As it is known, internucleosomal degradation and fragmentation of DNA up to 80%, and at 4 hours’ incubation - up to the observed 100% degradation of nucleosomes and fragmentation of DNA in the form of a ladder, is a sign of further apoptosis [9-10]. It means that the studied antitumor drugs Decoglitz and Decocin during 2 hours and 4 hours incubation promote the activation of apoptosis processes in sarcoma cells 180 in vitro. It should be noted that GA itself does not have cytotoxic activity and was used due to its solubilizing properties, but the question of whether GA has the ability to suppress nucleic acid synthesis was raised out of interest in GA itself. According to the data obtained, GA suppresses nucleic acid synthesis to a small extent (by 25/15%). The effect of Decoglitz is even more surprising, as it has more pronounced alkylating properties than Decocin and GA, with a sharp decrease in toxicity compared to Decocin (K-18).

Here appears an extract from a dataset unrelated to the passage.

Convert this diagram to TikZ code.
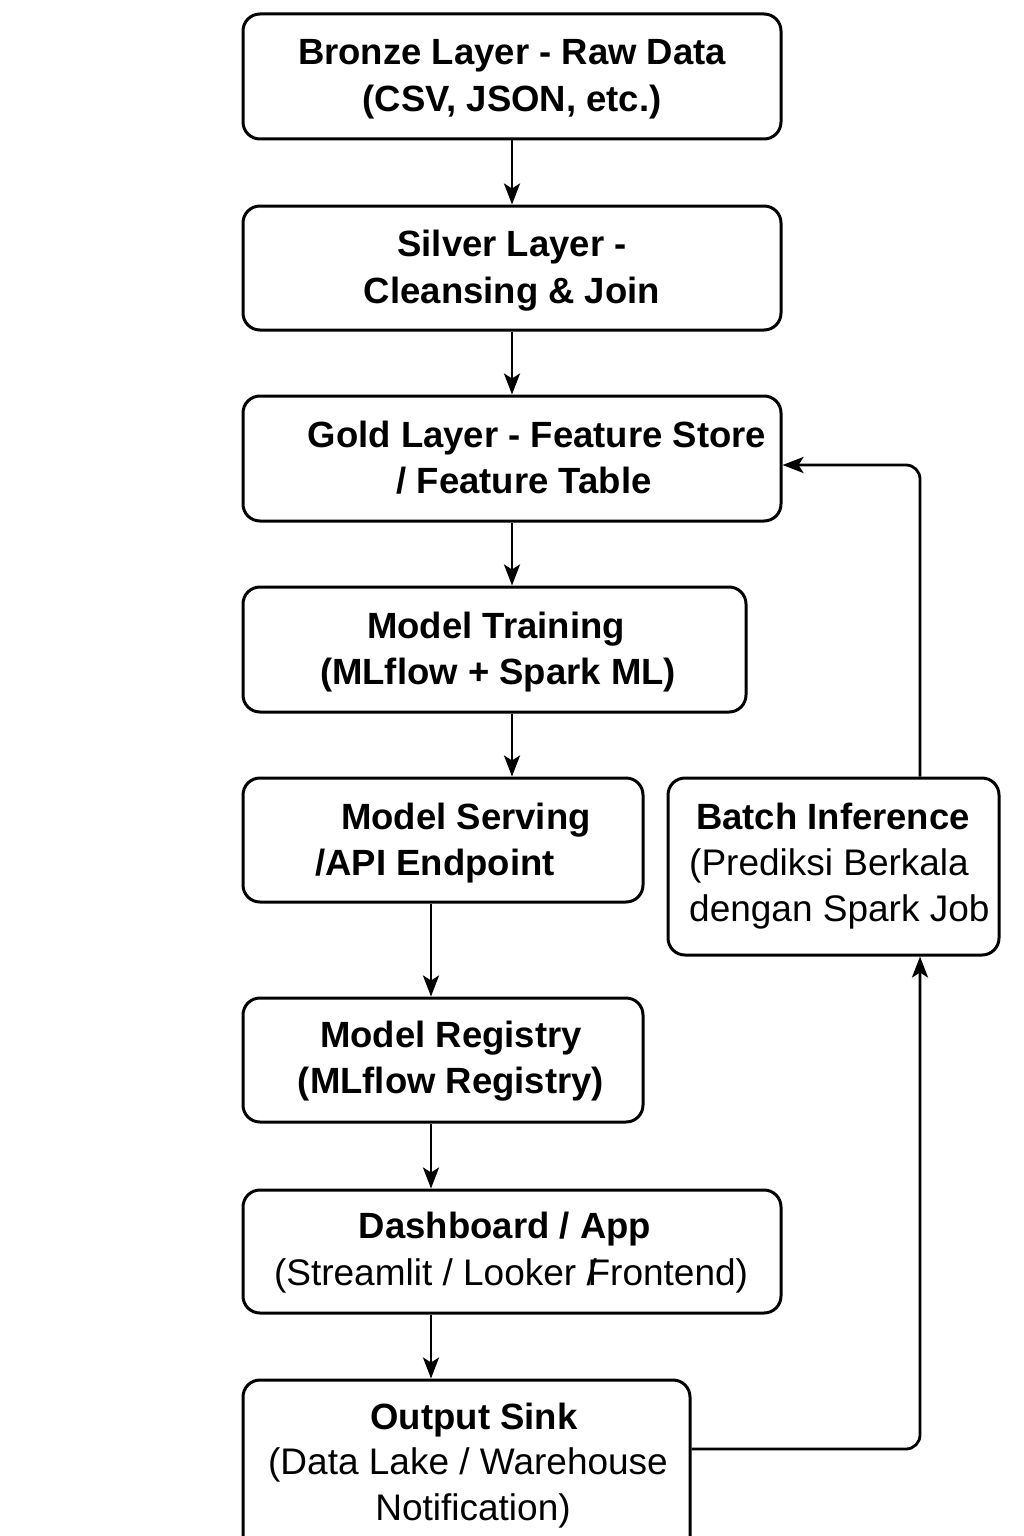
\documentclass[tikz,border=0pt]{standalone}
\usepackage{fontspec}
\setmainfont{Liberation Sans}
\usetikzlibrary{arrows.meta}
\begin{document}
\begin{tikzpicture}[x=1pt,y=-1pt,
  box/.style={draw=black, line width=3pt, rounded corners=17pt, fill=white, inner sep=0pt},
  txt/.style={inner sep=0pt, anchor=base, font=\fontsize{37}{47}\selectfont},
  btxt/.style={txt, font=\fontsize{36.5}{47}\selectfont\bfseries},
  arr/.style={draw=black, line width=2.8pt, -{Stealth[length=21pt,width=16pt,inset=5pt]}}]
\clip (0,0) rectangle (1024,1536);
\fill[white] (0,0) rectangle (1024,1536);
% boxes
\node[box, minimum width=538pt, minimum height=125pt] (bronze) at (512,76.5) {};
\node[box, minimum width=538pt, minimum height=124pt] (silver) at (512,268) {};
\node[box, minimum width=538pt, minimum height=125pt] (gold) at (512,458.5) {};
\node[box, minimum width=503pt, minimum height=125pt] (training) at (494.5,649.5) {};
\node[box, minimum width=400pt, minimum height=124pt] (serving) at (443,840) {};
\node[box, minimum width=331pt, minimum height=177pt] (batch) at (833.5,866.5) {};
\node[box, minimum width=400pt, minimum height=124pt] (registry) at (443,1060) {};
\node[box, minimum width=538pt, minimum height=123pt] (dashboard) at (512,1251.5) {};
\node[box, minimum width=447pt, minimum height=190pt] (output) at (466.5,1475) {};
% texts
\node[btxt] (t1a) at (512,65) {Bronze Layer - Raw Data};
\node[btxt] (t1b) at (512,112) {(CSV, JSON, etc.)};
\node[btxt] (t2a) at (512,256) {Silver Layer -};
\node[btxt] (t2b) at (512,303) {Cleansing \& Join};
\node[btxt] (t3a) at (537,447) {Gold Layer - Feature Store};
\node[btxt] (t3b) at (524,493) {/ Feature Table};
\node[btxt] (t4a) at (496,638) {Model Training};
\node[btxt] (t4b) at (498,684) {(MLflow + Spark ML)};
\node[btxt] (t5a) at (466,829) {Model Serving};
\node[btxt] (t5b) at (435,875) {/API Endpoint};
\node[btxt] (t6a) at (833,829) {Batch Inference};
\node[txt, anchor=base west] (t6b) at (689,875) {(Prediksi Berkala};
\node[txt, anchor=base west] (t6c) at (689,921) {dengan Spark Job};
\node[btxt] (t7a) at (451,1047) {Model Registry};
\node[btxt] (t7b) at (451,1093) {(MLflow Registry)};
\node[btxt] (t8a) at (505,1238) {Dashboard / App};
\node[txt] (t8b) at (511,1285) {(Streamlit / Looker /\kern-0.25em Frontend)};
\node[btxt] (t9a) at (474,1429) {Output Sink};
\node[txt] (t9b) at (468,1474) {(Data Lake / Warehouse};
\node[txt] (t9c) at (473,1520) {Notification)};
% helper coordinates
\coordinate (cx) at (431,0);
\coordinate (fb) at (920,1449);
\coordinate (gb) at (920,465);
% connectors
\draw[arr] (bronze) -- (silver);
\draw[arr] (silver) -- (gold);
\draw[arr] (gold.south) -- (gold.south |- training.north);
\draw[arr] (gold.south |- training.south) -- (gold.south |- serving.north);
\draw[arr] (cx |- serving.south) -- (cx |- registry.north);
\draw[arr] (cx |- registry.south) -- (cx |- dashboard.north);
\draw[arr] (cx |- dashboard.south) -- (cx |- output.north);
\draw[arr, rounded corners=14pt] (fb -| output.east) -- (fb) -- (fb |- batch.south);
\draw[arr, rounded corners=14pt] (gb |- batch.north) -- (gb) -- (gb -| gold.east);
\end{tikzpicture}
\end{document}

Thus, the GA/K-18 complex, named Decoglitz, inhibits DNA/RNA synthesis more significantly (by 70/85%) and significantly affects internucleosomal DNA degradation (by 85%) than K-18 (Decocin) and GA, from which it was derived.

5. Conclusions

Studies of the new drug Decoglitz in animals with Walker 256 carcinosarcoma revealed significantly higher activity with 60% of tumors regressing, which was 23-28% higher than the original Decocin, Taxol – by 7-11%, 5-fluorouracil – by 15-18%, and Etoposide – by 7-9%. There were no side effects such as reduction in body weight and size of the spleen.

Decoglitz also had a high effect on ovarian tumors when administered intraperitoneally, which was 30-40% higher than the effect of Decocin, in addition, 40% of tumors regressed.

However, the drug showed even higher activity when administered orally, with 60% of tumors regressing. This effect is confirmed by the more intense impact of on nucleic acid synthesis, which was 8-15% higher than that of Decocin, 10-40% higher than that of Etoposide, taken as a control, and 37-55% higher than that of GA. Evidently, the high ability of the new drug Decoglitz to suppress nucleic acid synthesis and carry out internucleosomal degradation and fragmentation of tumor DNA explains its antitumor efficiency which is greater than that of Decocin (K-18) in experiments on tumors.

Thus, the established fact of the formation of stable GA complexes with the antitumor drug Decocin allows GA and its salts to be considered as promising molecular containers in pharmaceutical substance delivery systems and for the creation of new drugs based on them.

Conflict of Interests’ Statement

The authors declare no conflict of interest.

The article is published for the first time and is part of a scientific work.

ACKNOWLEDGEMENTS

The authors express their gratitude to the management of the multidisciplinary clinic of Republican Specialized Scientific and Practical Medical Center for Oncology and Radiology for the material provided for our study.

Source of Funding

This study was conducted with financial support from the Applied Research Fund of the Republic of Uzbekistan (project No. FB -2020196206).